South African life assurers: Where is the growth?

Financials

South African life assurers: Where is the growth?

Traditional life assurance growth is constrained in South Africa (SA) as companies increasingly rely on non-traditional SA and non-SA businesses for inflation-beating growth.

Listed companies (eg Sanlam, Discovery, Old Mutual and MMH) should benefit from non-core SA growth (eg non-life insurance, investment management, health administration and lending), growth from non‑SA (eg insurance in Africa, UK, etc, lending in India and wellness in Asia Pacific), and from j-curve earnings (eg MMH in Indian health insurance and Discovery in SA banking and Asia Pacific wellness). Traditional SA life assurance businesses (50–80% of earnings) suffer from a lack of policy growth and need cost cutting and consolidation to protect margins and recover growth potential.

The SA economy is under pressure with low GDP growth and high unemployment in the face of high interest rates and a sustained rise in bond yields to pre-COVID-19 levels. SA equity markets have underperformed their developed counterparts over the past decade, although they have delivered a comparable post-COVID-19 recovery. Valuations are depressed with price earnings multiples well below developed markets and historic levels.

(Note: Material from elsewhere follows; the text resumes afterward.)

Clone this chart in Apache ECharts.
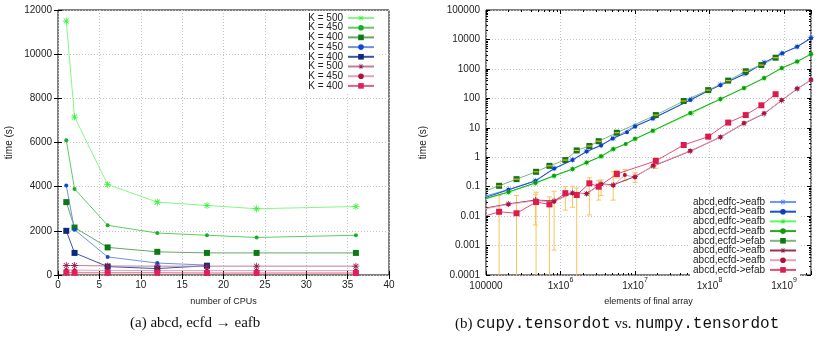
<!DOCTYPE html>
<html><head><meta charset="utf-8">
<script src="https://cdn.jsdelivr.net/npm/echarts@6/dist/echarts.min.js"></script>
<style>html,body{margin:0;padding:0;background:#fff}#c{width:830px;height:337px}</style>
</head><body><div id="c"></div>
<script>
// ---------- Left panel data (number of CPUs vs time) ----------
const cpuX = [1, 2, 6, 12, 18, 24, 36];
const k500green = [11500, 7150, 4100, 3300, 3150, 3000, 3100];
const k450green = [6100, 3900, 2250, 1900, 1800, 1700, 1800];
const k400green = [3300, 2150, 1250, 1050, 1000, 1000, 1000];
const cpuXblue = [1, 2, 6, 12, 18];
const k450blue = [4050, 2050, 820, 540, 450];
const k400blue = [2000, 1000, 380, 290, 420];
const k500red = [430, 430, 410, 400, 400, 400, 400];
const k450red = [230, 220, 210, 200, 200, 200, 200];
const k400red = [110, 100, 100, 100, 90, 90, 90];
const leftNames = ['K = 500', 'K = 450', 'K = 400', 'K = 450', 'K = 400', 'K = 500', 'K = 450', 'K = 400'];
const leftXTicks = [0, 5, 10, 15, 20, 25, 30, 35, 40];
const leftYTicks = [0, 2000, 4000, 6000, 8000, 10000, 12000];

// ---------- Right panel data (elements of final array vs time) ----------
const blueAstX = [9e4, 2e5, 4.6e5, 8.2e5, 1.45e6, 2.24e6, 3.5e6, 5.1e6, 1e7, 1.75e7, 5.7e7, 1.4e8, 2.9e8, 5.4e8, 9.3e8, 1.5e9, 2.3e9];
const blueAstY = [0.045, 0.08, 0.16, 0.42, 0.82, 1.6, 2.6, 4.4, 11.5, 21, 93, 290, 670, 1650, 3300, 5700, 11500];
const blueDotX = [9e4, 2e5, 4.6e5, 8.2e5, 1.45e6, 2.24e6, 3.5e6, 5e6, 7.8e6, 1e7, 1.73e7, 5.5e7, 1e8, 1.4e8, 3.1e8, 5.4e8, 9.5e8, 1.5e9, 2.3e9];
const blueDotY = [0.04, 0.078, 0.155, 0.41, 0.8, 1.55, 2.5, 4.3, 7, 11, 20.5, 87, 190, 280, 700, 1600, 3400, 5600, 11000];
const greenAstX = [9e4, 2e5, 4.6e5, 8.2e5, 1.45e6, 2.24e6, 3.5e6, 5.1e6, 1e7, 1.75e7, 5.7e7, 1.4e8, 2.9e8, 5.4e8, 9.3e8, 1.5e9, 2.3e9];
const greenAstY = [0.036, 0.064, 0.13, 0.23, 0.39, 0.65, 1.05, 1.85, 4.1, 7.9, 31, 93, 220, 480, 1050, 1750, 3150];
const greenDotX = [9e4, 2e5, 4.6e5, 8.2e5, 1.45e6, 2.24e6, 3.5e6, 5.1e6, 7.5e6, 1e7, 1.73e7, 5.5e7, 1.4e8, 2.9e8, 5.4e8, 9.3e8, 1.5e9, 2.3e9];
const greenDotY = [0.037, 0.066, 0.135, 0.235, 0.4, 0.66, 1.07, 1.9, 2.8, 4.2, 8, 32, 95, 225, 490, 1070, 1780, 3200];
const sqX = [9e4, 1.5e5, 2.57e5, 4.7e5, 7.1e5, 1.16e6, 1.65e6, 2.44e6, 3.25e6, 5.7e6, 1.9e7, 4.5e7, 9.6e7, 1.78e8, 3.06e8, 4.96e8, 7.7e8];
const greenSqY = [0.065, 0.107, 0.18, 0.32, 0.51, 0.8, 1.7, 2.4, 3.5, 6.8, 27, 81, 190, 400, 830, 1350, 2400];
const redSqY = [0.0095, 0.014, 0.0125, 0.03, 0.025, 0.06, 0.052, 0.13, 0.1, 0.27, 0.75, 2.6, 5, 15, 27, 58, 138];
const redAstX = [9e4, 2e5, 4.6e5, 8.2e5, 1.45e6, 2.24e6, 3.5e6, 5.1e6, 1e7, 1.75e7, 5.5e7, 1.4e8, 2.9e8, 5.4e8, 9.3e8, 1.5e9, 2.3e9];
const redAstY = [0.018, 0.026, 0.035, 0.033, 0.062, 0.058, 0.125, 0.115, 0.22, 0.5, 1.6, 4.8, 14, 30, 85, 210, 420];
const redDotX = [9e4, 2e5, 4.6e5, 8.2e5, 1.45e6, 2.24e6, 3.5e6, 5.1e6, 7.3e6, 1e7, 1.75e7, 5.5e7, 1.4e8, 2.9e8, 5.4e8, 9.3e8, 1.5e9, 2.3e9];
const redDotY = [0.017, 0.025, 0.033, 0.031, 0.06, 0.057, 0.12, 0.11, 0.25, 0.21, 0.52, 1.65, 4.9, 14.5, 31, 87, 215, 425];
const errX = [1.5e5, 2.57e5, 4.6e5, 4.7e5, 7.1e5, 8.2e5, 1.16e6, 1.45e6, 1.65e6, 2.44e6, 3.25e6, 3.5e6, 5.1e6, 5.7e6, 7.3e6, 1e7, 1.9e7];
const errLow = [1e-5, 1e-5, 0.005, 1e-5, 1e-5, 0.0007, 0.016, 0.02, 1e-5, 0.011, 0.035, 0.05, 0.035, 0.2, 0.16, 0.14, 0.42];
const errHigh = [0.05, 0.05, 0.055, 0.065, 0.045, 0.07, 0.1, 0.1, 0.09, 0.2, 0.16, 0.17, 0.33, 0.35, 0.38, 0.3, 0.95];
const rightNames = ['abcd,edfc->eafb', 'abcd,ecfd->eafb', 'abcd,edfc->eafb', 'abcd,ecfd->eafb', 'abcd,ecfd->efab', 'abcd,edfc->eafb', 'abcd,ecfd->eafb', 'abcd,ecfd->efab'];

const FONT = 'Liberation Sans';
const AST = 'path://M-0.9,-8L0.9,-8L0.9,8L-0.9,8ZM-8,-0.9L8,-0.9L8,0.9L-8,0.9ZM-6.3,-5L-5,-6.3L6.3,5L5,6.3ZM5,-6.3L6.3,-5L-5,6.3L-6.3,5Z';
const pairs = (xs, ys) => xs.map((x, i) => [x, ys[i]]);

const leftIds = ['a1','a2','a3','a4','a5','a6','a7','a8'];
const rightIds = ['b1','b2','b3','b4','b5','b6','b7','b8'];
const nameMap = {};
leftIds.forEach((id, i) => nameMap[id] = leftNames[i]);
rightIds.forEach((id, i) => nameMap[id] = rightNames[i]);

function ls(id, xi, yi, data, sym, size, markColor, lineColor) {
  return {
    type: 'line', name: id, xAxisIndex: xi, yAxisIndex: yi, data: data,
    symbol: sym, symbolSize: size, showSymbol: true, clip: true,
    itemStyle: { color: markColor }, lineStyle: { color: lineColor, width: 1 },
    emphasis: { disabled: true }, animation: false, z: 3
  };
}

const gridLine = { show: true, lineStyle: { color: '#c4c4c4', type: [1, 2], width: 1 } };
const tickIn = { show: true, inside: true, length: 4, lineStyle: { color: '#000' } };
const labelStyle = { fontFamily: FONT, fontSize: 10, color: '#222' };

function xLogLabel(v) {
  const e = Math.round(Math.log10(v));
  if (e === 5) return '{b|100000}';
  return '{b|1x10}{s|' + e + '}';
}
function yLogLabel(v) {
  const e = Math.round(Math.log10(v));
  return e >= 0 ? String(Math.pow(10, e)) : Math.pow(10, e).toFixed(-e);
}

const series = [
  ls('a1', 0, 0, pairs(cpuX, k500green), AST, 7, '#3cf03c', '#86f886'),
  ls('a2', 0, 0, pairs(cpuX, k450green), 'circle', 4, '#14b024', '#5ccc60'),
  ls('a3', 0, 0, pairs(cpuX, k400green), 'rect', 6, '#0b7a16', '#64a866'),
  ls('a4', 0, 0, pairs(cpuXblue, k450blue), 'circle', 4, '#1048d0', '#7090e0'),
  ls('a5', 0, 0, pairs(cpuXblue, k400blue), 'rect', 6, '#0c2a7c', '#3656a8'),
  ls('a6', 0, 0, pairs(cpuX, k500red), AST, 7, '#8c2050', '#c07f98'),
  ls('a7', 0, 0, pairs(cpuX, k450red), 'circle', 4, '#b01040', '#e8a0b8'),
  ls('a8', 0, 0, pairs(cpuX, k400red), 'rect', 6, '#e0205a', '#e06080'),
  {
    type: 'custom', xAxisIndex: 2, yAxisIndex: 2, clip: true, z: 1, animation: false, silent: true,
    data: errX.map((x, i) => [x, errLow[i], errHigh[i]]),
    renderItem: function (params, api) {
      const x = api.value(0);
      const p1 = api.coord([x, api.value(2)]);
      const p2 = api.coord([x, api.value(1)]);
      const st = { stroke: '#fbc35a', lineWidth: 1 };
      return { type: 'group', children: [
        { type: 'line', shape: { x1: p1[0], y1: p1[1], x2: p2[0], y2: p2[1] }, style: st },
        { type: 'line', shape: { x1: p1[0] - 2.5, y1: p1[1], x2: p1[0] + 2.5, y2: p1[1] }, style: st },
        { type: 'line', shape: { x1: p2[0] - 2.5, y1: p2[1], x2: p2[0] + 2.5, y2: p2[1] }, style: st }
      ] };
    }
  },
  ls('b1', 2, 2, pairs(blueAstX, blueAstY), AST, 6, '#4a7cf0', '#6a98ff'),
  ls('b2', 2, 2, pairs(blueDotX, blueDotY), 'circle', 4, '#0a3fc0', '#1a4fd0'),
  ls('b3', 2, 2, pairs(greenAstX, greenAstY), AST, 6, '#33ee33', '#55ff55'),
  ls('b4', 2, 2, pairs(greenDotX, greenDotY), 'circle', 4, '#119911', '#22aa22'),
  ls('b5', 2, 2, pairs(sqX, greenSqY), 'rect', 6, '#117711', '#77bb77'),
  ls('b6', 2, 2, pairs(redAstX, redAstY), AST, 6, '#8a2045', '#993355'),
  ls('b7', 2, 2, pairs(redDotX, redDotY), 'circle', 4, '#b01040', '#e8a0b5'),
  ls('b8', 2, 2, pairs(sqX, redSqY), 'rect', 6, '#dd1a50', '#e05075'),
  {
    type: 'custom', xAxisIndex: 2, yAxisIndex: 2, clip: true, z: 5, animation: false, silent: true,
    data: pairs(sqX, greenSqY),
    renderItem: function (params, api) {
      const p = api.coord([api.value(0), api.value(1)]);
      return { type: 'line', shape: { x1: p[0] - 2.5, y1: p[1], x2: p[0] + 2.5, y2: p[1] }, style: { stroke: '#f0b030', lineWidth: 1.2 } };
    }
  }
];

const legendBase = {
  orient: 'vertical', align: 'right', itemWidth: 26, itemHeight: 7, itemGap: -0.3,
  backgroundColor: '#fff', padding: [1, 3, 1, 3],
  textStyle: { fontFamily: FONT, fontSize: 10, color: '#222' },
  formatter: n => nameMap[n], selectedMode: false
};

const option = {
  animation: false,
  grid: [
    { left: 58, top: 10, width: 331, height: 265, show: true, borderColor: '#000', borderWidth: 1, backgroundColor: 'transparent' },
    { left: 486, top: 10, width: 325, height: 265, show: true, borderColor: '#000', borderWidth: 1, backgroundColor: 'transparent' }
  ],
  legend: [
    Object.assign({}, legendBase, { data: leftIds, right: 452, top: 12 }),
    Object.assign({}, legendBase, { data: rightIds, right: 30, top: 196 })
  ],
  xAxis: [
    { type: 'value', gridIndex: 0, min: leftXTicks[0], max: leftXTicks[leftXTicks.length - 1], interval: 5,
      name: 'number of CPUs', nameLocation: 'middle', nameGap: 22, nameTextStyle: { fontFamily: FONT, fontSize: 9, color: '#222' },
      axisLine: { show: false }, axisTick: tickIn, axisLabel: Object.assign({ margin: 5, formatter: v => String(v) }, labelStyle), splitLine: gridLine },
    { type: 'value', gridIndex: 0, position: 'top', min: 0, max: 40, interval: 5,
      axisLine: { show: false }, axisTick: tickIn, axisLabel: { show: false }, splitLine: { show: false } },
    { type: 'log', logBase: 10, gridIndex: 1, min: 1e5, max: 2.3e9,
      name: 'elements of final array', nameLocation: 'middle', nameGap: 22, nameTextStyle: { fontFamily: FONT, fontSize: 9, color: '#222' },
      axisLine: { show: false }, axisTick: tickIn,
      minorTick: { show: true, splitNumber: 9, length: 2, lineStyle: { color: '#000' } },
      axisLabel: { margin: 2, showMaxLabel: false, formatter: xLogLabel, fontFamily: FONT, fontSize: 10, color: '#222',
        rich: { b: { fontFamily: FONT, fontSize: 10, color: '#222', lineHeight: 14, verticalAlign: 'bottom' },
                s: { fontFamily: FONT, fontSize: 7, color: '#222', lineHeight: 14, verticalAlign: 'top' } } },
      splitLine: gridLine },
    { type: 'log', logBase: 10, gridIndex: 1, position: 'top', min: 1e5, max: 2.3e9,
      axisLine: { show: false }, axisTick: tickIn, minorTick: { show: true, splitNumber: 9, length: 2, lineStyle: { color: '#000' } },
      axisLabel: { show: false }, splitLine: { show: false } }
  ],
  yAxis: [
    { type: 'value', gridIndex: 0, min: leftYTicks[0], max: leftYTicks[leftYTicks.length - 1], interval: 2000,
      name: 'time (s)', nameLocation: 'middle', nameGap: 44, nameTextStyle: { fontFamily: FONT, fontSize: 10, color: '#222' },
      axisLine: { show: false }, axisTick: tickIn, axisLabel: Object.assign({ margin: 6, formatter: v => String(v) }, labelStyle), splitLine: gridLine },
    { type: 'value', gridIndex: 0, position: 'right', min: 0, max: 12000, interval: 2000,
      axisLine: { show: false }, axisTick: tickIn, axisLabel: { show: false }, splitLine: { show: false } },
    { type: 'log', logBase: 10, gridIndex: 1, min: 1e-4, max: 1e5,
      name: 'time (s)', nameLocation: 'middle', nameGap: 58, nameTextStyle: { fontFamily: FONT, fontSize: 10, color: '#222' },
      axisLine: { show: false }, axisTick: tickIn, minorTick: { show: true, splitNumber: 9, length: 2, lineStyle: { color: '#000' } },
      axisLabel: Object.assign({ margin: 6, formatter: yLogLabel }, labelStyle), splitLine: gridLine },
    { type: 'log', logBase: 10, gridIndex: 1, position: 'right', min: 1e-4, max: 1e5,
      axisLine: { show: false }, axisTick: tickIn, minorTick: { show: true, splitNumber: 9, length: 2, lineStyle: { color: '#000' } },
      axisLabel: { show: false }, splitLine: { show: false } }
  ],
  graphic: [
    { type: 'text', left: 130, top: 316, style: { text: '(a) abcd, ecfd \u2192 eafb', font: '15px "Liberation Serif"', fill: '#111' } },
    { type: 'text', left: 455, top: 316, style: {
        text: '(b) {m|cupy.tensordot} vs. {m|numpy.tensordot}', font: '15px "Liberation Serif"', fill: '#111',
        rich: { m: { fontFamily: 'Liberation Mono', fontSize: 16, fill: '#111' } } } }
  ],
  series: series
};

const chart = echarts.init(document.getElementById('c'), null, { renderer: 'canvas' });
chart.setOption(option);
</script></body></html>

Static policy count and low premium growth has impacted earnings.

SA life assurance has been struggling with a static to declining policy count since 2019 (savings business book shrinking by a quarter, while the risk business portfolio only managing to remain flat). The middle-to-affluent individual market has seen significant pressure on new business policies since COVID-19 lockdowns and is struggling with an average replacement ratio of only 102%. The entry-level market has seen better new business volumes, but high lapses due to churn are limiting book growth.

Industry (entry-level, middle-to-affluent and corporate) organic growth has been struggling since 2019 with recurring premiums delivering annual compound growth of 5.8%, hardly beating inflation. Single premiums have fared even worse with compound growth of 4.9% to June 2023. While a recovery in investment markets could support single premiums, the outlook for recurring premiums is for inflationary growth at best, in our opinion.

Listed SA life assurance earnings have been under pressure for over a decade with compound growth in headline earnings ranging between 5.4% and 9.0% since FY11. Valuations have failed to recover to pre‑COVID-19 levels as weak embedded value (EV) growth (and returns) and even weaker share price performances resulted in a sector average of only 0.82x EV. Only Sanlam trades at a premium to EV.

Corporate activity needed on top of expense efficiencies

While some operational efficiencies have been delivered and further cost-savings exercises are underway, at best these have served to counter margin declines. Increased churn in the entry-level market and rises in bond yields have put pressure on earnings and on new business profit, in particular.

Companies have responded with distribution and new business drives but, in a zero-sum-game environment (especially for the middle-to-affluent segment), this risks compressing industry margins as a whole through higher distribution costs per policy and more policy lapses.

Acquisitive growth has emerged as a strategy, with Sanlam leading the field through transactions and joint ventures bolstering investment management, health administration, non-SA businesses and distribution in the middle-to-affluent segment. Old Mutual has also taken acquisitive steps aimed at bolstering distribution in its entry-level business as well as its non-life insurance business. MMH’s recent focus has been in investment management after a large non-life insurance ramp-up in 2018.